Accouchement à domicile : la Cour européenne des droits de l’homme donne une nouvelle fois raison à l’Etat tchèque

Photo illustrative: kc7fys, CC BY-SA 2.0

C’est une affaire qui traînait en longueur depuis plusieurs années et à laquelle la Cour européenne des droits de l’homme a mis un point final à Strasbourg, ce mardi. Dans un arrêt dit Grande Chambre, autrement dit définitif, la Cour a rejeté la requête de deux mères tchèques qui avaient porté plainte contre l’Etat tchèque en raison de l’impossibilité, selon la législation tchèque, de se faire assister par une sage-femme lors d’un accouchement à domicile.

Photo illustrative: kc7fys,  CC BY-SA 2.0
« La Cour a estimé que l’interdiction qui était faite aux professionnels de la santé d’aider les femmes à accoucher à domicile n’était pas contraire à la Convention européenne des droits de l’homme et qu’il y n’y avait donc pas de violation de ce traité. »

Lors du premier arrêt rendu en décembre 2014, Patrik Tituin, responsable alors du service de presse de la Cour européenne des droits de l’homme, avait expliqué à Radio Prague pourquoi celle-ci avait donné raison à l’Etat tchèque en parvenant à la conclusion que l’article 8, relatif au respect de la vie privée et familiale, n’avait pas été violé.

Pour rappel, l’affaire en question concerne deux femmes tchèques, Šárka Dubská et Alexandra Krejzová, qui ont été contraintes, il y a quelques années de cela, d’accoucher à l’hôpital pour bénéficier de l’aide d’une sage-femme, alors qu’elles souhaitaient accoucher à domicile.

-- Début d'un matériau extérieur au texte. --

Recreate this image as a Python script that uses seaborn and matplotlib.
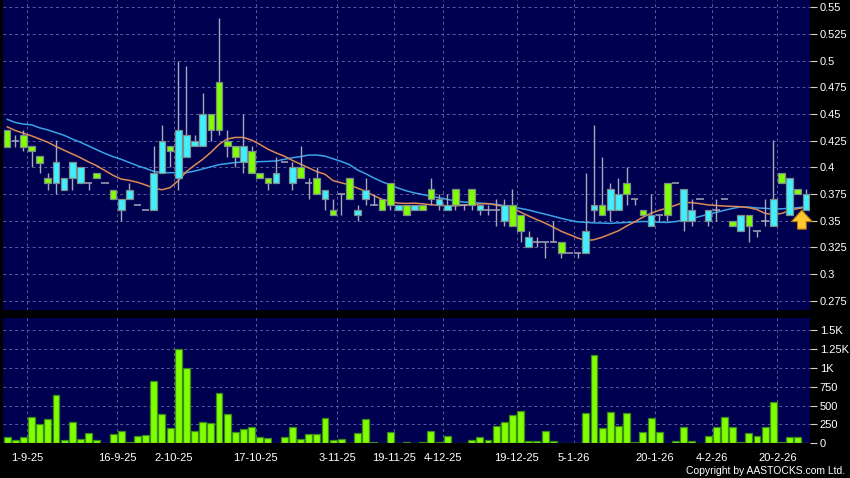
"""
plot.py
-------
Daily candlestick chart with 10/20-day moving averages and a volume panel,
styled after the AASTOCKS quote chart.
"""

import numpy as np
import pandas as pd
import matplotlib
matplotlib.use("Agg")
import matplotlib.pyplot as plt
import matplotlib.ticker as mticker
import seaborn as sns

# ---------------------------------------------------------------------------
# Data
# ---------------------------------------------------------------------------

opens = [0.435, 0.425, 0.430, 0.420, 0.411, 0.390, 0.385, 0.379, 0.390, 0.385,
         0.385, 0.395, 0.385, 0.379, 0.360, 0.370, 0.365, 0.360, 0.360, 0.395,
         0.420, 0.390, 0.410, 0.420, 0.420, 0.450, 0.480, 0.425, 0.420, 0.405,
         0.415, 0.395, 0.390, 0.385, 0.405, 0.385, 0.400, 0.385, 0.390, 0.370,
         0.360, 0.375, 0.390, 0.355, 0.370, 0.365, 0.370, 0.385, 0.360, 0.365,
         0.360, 0.365, 0.380, 0.365, 0.360, 0.380, 0.365, 0.380, 0.360, 0.360,
         0.360, 0.350, 0.365, 0.355, 0.325, 0.330, 0.330, 0.330, 0.330, 0.320,
         0.320, 0.320, 0.360, 0.365, 0.360, 0.360, 0.385, 0.370, 0.360, 0.345,
         0.355, 0.385, 0.385, 0.350, 0.350, 0.370, 0.350, 0.360, 0.370, 0.350,
         0.340, 0.355, 0.340, 0.350, 0.345, 0.395, 0.355, 0.380, 0.360]
highs = [0.435, 0.430, 0.435, 0.420, 0.411, 0.395, 0.426, 0.390, 0.405, 0.400,
         0.385, 0.395, 0.385, 0.379, 0.370, 0.385, 0.365, 0.360, 0.420, 0.440,
         0.420, 0.500, 0.495, 0.430, 0.470, 0.450, 0.540, 0.435, 0.420, 0.450,
         0.420, 0.395, 0.390, 0.410, 0.405, 0.405, 0.420, 0.390, 0.400, 0.379,
         0.370, 0.375, 0.390, 0.365, 0.390, 0.375, 0.370, 0.385, 0.365, 0.365,
         0.365, 0.365, 0.390, 0.375, 0.375, 0.380, 0.365, 0.380, 0.365, 0.365,
         0.370, 0.370, 0.380, 0.355, 0.340, 0.335, 0.330, 0.350, 0.330, 0.320,
         0.320, 0.395, 0.440, 0.410, 0.385, 0.390, 0.400, 0.370, 0.360, 0.375,
         0.355, 0.385, 0.385, 0.380, 0.370, 0.370, 0.360, 0.370, 0.370, 0.350,
         0.355, 0.355, 0.340, 0.370, 0.426, 0.395, 0.390, 0.380, 0.380]
lows = [0.419, 0.419, 0.415, 0.400, 0.395, 0.379, 0.375, 0.379, 0.379, 0.385,
        0.379, 0.390, 0.385, 0.370, 0.350, 0.370, 0.365, 0.360, 0.360, 0.395,
        0.400, 0.379, 0.410, 0.420, 0.420, 0.425, 0.430, 0.410, 0.400, 0.395,
        0.395, 0.390, 0.379, 0.385, 0.405, 0.379, 0.390, 0.370, 0.375, 0.360,
        0.355, 0.355, 0.370, 0.350, 0.365, 0.365, 0.360, 0.360, 0.360, 0.355,
        0.360, 0.360, 0.365, 0.360, 0.360, 0.360, 0.360, 0.360, 0.355, 0.355,
        0.345, 0.345, 0.345, 0.330, 0.325, 0.325, 0.315, 0.330, 0.315, 0.320,
        0.315, 0.320, 0.350, 0.355, 0.350, 0.360, 0.365, 0.365, 0.355, 0.345,
        0.350, 0.350, 0.385, 0.340, 0.345, 0.370, 0.345, 0.350, 0.370, 0.345,
        0.340, 0.330, 0.335, 0.345, 0.345, 0.385, 0.355, 0.375, 0.360]
closes = [0.419, 0.425, 0.419, 0.415, 0.404, 0.385, 0.405, 0.390, 0.405, 0.400,
          0.385, 0.390, 0.385, 0.370, 0.370, 0.379, 0.365, 0.360, 0.395, 0.425,
          0.415, 0.435, 0.430, 0.425, 0.450, 0.435, 0.435, 0.420, 0.410, 0.420,
          0.395, 0.390, 0.385, 0.395, 0.405, 0.400, 0.390, 0.385, 0.375, 0.379,
          0.355, 0.375, 0.370, 0.360, 0.379, 0.365, 0.360, 0.365, 0.365, 0.355,
          0.365, 0.360, 0.370, 0.370, 0.365, 0.365, 0.365, 0.365, 0.365, 0.360,
          0.360, 0.365, 0.345, 0.340, 0.335, 0.330, 0.330, 0.330, 0.320, 0.320,
          0.320, 0.340, 0.365, 0.355, 0.380, 0.375, 0.375, 0.370, 0.355, 0.355,
          0.355, 0.355, 0.385, 0.380, 0.360, 0.370, 0.360, 0.360, 0.370, 0.345,
          0.355, 0.345, 0.340, 0.350, 0.370, 0.385, 0.390, 0.375, 0.375]

# moving averages as drawn on the chart (short = orange, long = blue)
ma_short = [0.438, 0.4345, 0.432, 0.4295, 0.4265, 0.4235, 0.4195, 0.416, 0.4125, 0.409,
            0.405, 0.4015, 0.397, 0.3925, 0.389, 0.3878, 0.386, 0.3835, 0.3805, 0.379,
            0.381, 0.3875, 0.396, 0.402, 0.4075, 0.414, 0.4215, 0.4265, 0.428, 0.428,
            0.4255, 0.4215, 0.417, 0.4135, 0.4105, 0.4065, 0.403, 0.3995, 0.396, 0.3935,
            0.3875, 0.3855, 0.3835, 0.3805, 0.3775, 0.3735, 0.370, 0.368, 0.3665, 0.3662,
            0.3665, 0.3658, 0.365, 0.3645, 0.3638, 0.364, 0.3645, 0.365, 0.3658, 0.366,
            0.3647, 0.3632, 0.3616, 0.358, 0.3544, 0.351, 0.3478, 0.344, 0.340, 0.337,
            0.3338, 0.3315, 0.3322, 0.3345, 0.3375, 0.3406, 0.345, 0.349, 0.3533, 0.357,
            0.3598, 0.3618, 0.3645, 0.3672, 0.3669, 0.366, 0.3648, 0.3643, 0.3637, 0.3634,
            0.3631, 0.3622, 0.3605, 0.3568, 0.356, 0.3568, 0.3595, 0.3614, 0.3625]
ma_long = [0.445, 0.442, 0.4405, 0.4398, 0.437, 0.435, 0.4325, 0.430, 0.4265, 0.4235,
           0.420, 0.4165, 0.413, 0.410, 0.4075, 0.4045, 0.4015, 0.399, 0.3962, 0.395,
           0.395, 0.395, 0.395, 0.3965, 0.3985, 0.4005, 0.4025, 0.4035, 0.4045, 0.405,
           0.405, 0.4053, 0.4056, 0.406, 0.4075, 0.409, 0.410, 0.4115, 0.4115, 0.4105,
           0.408, 0.4055, 0.4025, 0.3975, 0.394, 0.390, 0.3865, 0.3835, 0.3805, 0.378,
           0.376, 0.3745, 0.373, 0.3715, 0.370, 0.3685, 0.3675, 0.367, 0.3665, 0.366,
           0.3653, 0.3642, 0.363, 0.3615, 0.360, 0.358, 0.3562, 0.3542, 0.3522, 0.3505,
           0.349, 0.3485, 0.348, 0.3478, 0.3475, 0.348, 0.3484, 0.3488, 0.3493, 0.349,
           0.3486, 0.3484, 0.3492, 0.3506, 0.352, 0.354, 0.356, 0.3578, 0.3598, 0.3615,
           0.363, 0.3627, 0.362, 0.3616, 0.361, 0.3612, 0.3616, 0.3622, 0.363]

volumes = [84, 44, 80, 346, 258, 320, 644, 40, 284, 62,
           133, 44, 9, 129, 160, 13, 98, 107, 830, 386,
           204, 1257, 995, 169, 289, 266, 670, 395, 155, 186,
           218, 80, 71, 0, 80, 222, 62, 129, 120, 333,
           49, 53, 0, 142, 329, 13, 3, 155, 0, 13,
           2, 13, 160, 13, 98, 0, 0, 44, 84, 44,
           235, 280, 382, 435, 31, 31, 166, 31, 4, 0,
           4, 400, 1177, 209, 413, 226, 409, 22, 151, 342,
           147, 4, 36, 213, 36, 0, 98, 213, 351, 213,
           22, 138, 98, 222, 551, 22, 89, 80, 0]

date_labels = ["1-9-25", "16-9-25", "2-10-25", "17-10-25", "3-11-25", "19-11-25",
               "4-12-25", "19-12-25", "5-1-26", "20-1-26", "4-2-26", "20-2-26"]
date_ticks = [2.5, 13.5, 20.5, 30.5, 40.5, 47.5, 53.5, 62.5, 69.5, 79.5, 86.5, 94.5]

price_ticks = [0.275, 0.3, 0.325, 0.35, 0.375, 0.4, 0.425, 0.45, 0.475, 0.5, 0.525, 0.55]
volume_ticks = [0, 250, 500, 750, 1000, 1250, 1500]

# ---------------------------------------------------------------------------
# Styling
# ---------------------------------------------------------------------------

BG = "#000000"
PANEL = "#000050"
GRID = "#5a5c9c"
UP = "#3ff0ff"
DOWN = "#80ff00"
CANDLE_EDGE = "#7f8c8c"
WICK = "#a6a8b8"
MA_SHORT = "#de8a55"
MA_LONG = "#3aa4e6"

sns.set_theme(style="dark")
plt.rcParams["font.family"] = ["Liberation Sans", "DejaVu Sans"]

df = pd.DataFrame({"open": opens, "high": highs, "low": lows, "close": closes,
                   "ma_short": ma_short, "ma_long": ma_long, "volume": volumes})
df["idx"] = np.arange(len(df))

fig = plt.figure(figsize=(8.5, 4.78), dpi=100, facecolor=BG)
ax_p = fig.add_axes([3 / 850, 1 - 310 / 478, 807 / 850, 310 / 478])
ax_v = fig.add_axes([3 / 850, 1 - 443.3 / 478, 807 / 850, 125.3 / 478], sharex=ax_p)


def style_axis(ax, yticks):
    ax.set_facecolor(PANEL)
    for s in ax.spines.values():
        s.set_visible(False)
    ax.set_yticks(yticks)
    ax.yaxis.tick_right()
    ax.tick_params(axis="y", colors="#d0d0d0", labelcolor="white", length=5,
                   width=0.8, direction="out", pad=2, labelsize=8)
    ax.grid(True, color=GRID, linestyle=(0, (3, 3)), linewidth=0.7)
    ax.set_axisbelow(True)
    ax.set_xlabel("")
    ax.set_ylabel("")


# --- price panel -----------------------------------------------------------
sns.lineplot(data=df, x="idx", y="ma_long", ax=ax_p, color=MA_LONG, lw=1.1, zorder=2)
sns.lineplot(data=df, x="idx", y="ma_short", ax=ax_p, color=MA_SHORT, lw=1.1, zorder=2)

ax_p.vlines(df["idx"], df["low"], df["high"], color=WICK, lw=1, zorder=3)

body = df[df["open"] != df["close"]]
colours = np.where(body["close"] > body["open"], UP, DOWN)
ax_p.bar(body["idx"], (body["close"] - body["open"]).abs(),
         bottom=body[["open", "close"]].min(axis=1), width=0.82,
         color=colours, edgecolor=CANDLE_EDGE, linewidth=0.9, zorder=4)

doji = df[df["open"] == df["close"]]
ax_p.hlines(doji["close"], doji["idx"] - 0.45, doji["idx"] + 0.45,
            color=WICK, lw=1.1, zorder=4)

# marker arrow on the last session
last = df.iloc[-2:]
ax_p.annotate("", xy=(last["idx"].mean(), 0.3625), xytext=(last["idx"].mean(), 0.3395),
              arrowprops=dict(arrowstyle="simple,head_width=1.0,head_length=0.55,tail_width=0.42",
                              fc="#ffc832", ec="#b87800", lw=0.8, mutation_scale=15),
              zorder=6)

style_axis(ax_p, price_ticks)
ax_p.set_ylim(0.2664, 0.5567)
ax_p.yaxis.set_major_formatter(mticker.FormatStrFormatter("%g"))
ax_p.set_xticks(date_ticks)
ax_p.tick_params(axis="x", bottom=False, labelbottom=False)

# --- volume panel ----------------------------------------------------------
ax_v.bar(df["idx"], df["volume"], width=0.85, color=DOWN,
         edgecolor="#3c8a1c", linewidth=0.9, zorder=3)
style_axis(ax_v, volume_ticks)
ax_v.set_ylim(0, 1665)
ax_v.yaxis.set_major_formatter(mticker.FuncFormatter(
    lambda v, _: f"{v / 1000:g}K" if v >= 1000 else f"{v:g}"))
ax_v.set_xticks(date_ticks)
ax_v.set_xticklabels(date_labels)
ax_v.tick_params(axis="x", colors="#d0d0d0", labelcolor="white", length=4,
                 width=0.8, direction="out", pad=3, labelsize=8)
ax_v.set_xlim(-0.5, 98.5)

fig.text(845 / 850, 1 - 471 / 478, "Copyright by AASTOCKS.com Ltd.", color="white",
         fontsize=7.5, ha="right", va="center")

fig.savefig("out.png", dpi=100, facecolor=BG)
plt.close(fig)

En effet, la législation tchèque ne permet pas ce type d’accouchement et les sages-femmes ne peuvent prêter leur concours que dans des lieux dotés du matériel requis par la loi, autrement dit à l’hôpital.

Ce mardi, la Cour a donc confirmé le premier arrêt rendu, et ce à une large majorité de douze voix contre cinq. Paradoxalement, la Cour estime pourtant qu’il y a bien eu une ingérence de l’Etat dans l’exercice du droit des deux femmes au respect de leur vie privée et familiale, comme l’a confirmé leur avocate Adéla Hořejší :

« Sur le fond, la Cour donne raison aux plaignantes. Elle a cependant refusé d’intervenir dans la souveraineté de l’Etat dans ce domaine précis tout en appelant la République tchèque à procéder à des modifications dans sa législation relative à l’obstétrique. »

Comme l’avait précisé Patrick Titiun en 2014, l’ingérence de l’Etat tchèque dans l’exercice du droit des deux femmes se justifierait par la marge de manœuvre dont dispose chaque Etat pour protéger la santé publique :

« Quand la Cour européenne des droits de l’homme estime que les Etats ont une large marge d’appréciation, cela signifie que les différents Etats-membres du Conseil de l’Europe, qui n’ont pas de consensus sur une question précise comme celle de l’accouchement à domicile, peuvent adopter la législation qu’ils souhaitent dans un domaine spécifique. »

La Cour européenne des droits de l’homme,  photo: Rh-67,  CC BY-SA 3.0
Plus concrètement, selon le communiqué de presse publié par la Cour, si « depuis 2014, le gouvernement [tchèque] a pris des initiatives en vue d’améliorer la situation dans les maternités locales, notamment en créant un comité gouvernemental d’experts dans les domaines de l’obstétrique, du métier de sage-femme et des droits connexes des femmes, la Cour invite les autorités tchèques à poursuivre leurs progrès en assurant un suivi constant des dispositions juridiques concernant l’accouchement à domicile, de manière à veiller à ce qu’elles reflètent les avancées médicales et scientifiques tout en respectant pleinement les droits des femmes en matière de santé génésique. »

L’arrêt rendu ce mardi a été bien accueilli par le ministère de la santé. Toutefois, son porte-parole, Ladislav Šticha, affirme que le ministère est bien conscient que la situation se doit d’être améliorée en République tchèque, ne serait-ce que pour éviter de nouvelles plaintes :

« La Cour a évalué de façon critique certains aspects de l’obstétrique en République tchèque. Nous allons donc étudier très attentivement le contenu du jugement qui a été rendu et réfléchir aux mesures qu’il conviendrait d’adopter à l’avenir. »

Si elle a donc donné raison pour cette fois à la République tchèque, la Cour européenne des droits de l’homme attend désormais d’elle en retour qu’elle fasse évoluer elle-même sa législation de façon à ne plus entraver le droit des femmes à pouvoir choisir le lieu et le mode de leur accouchement.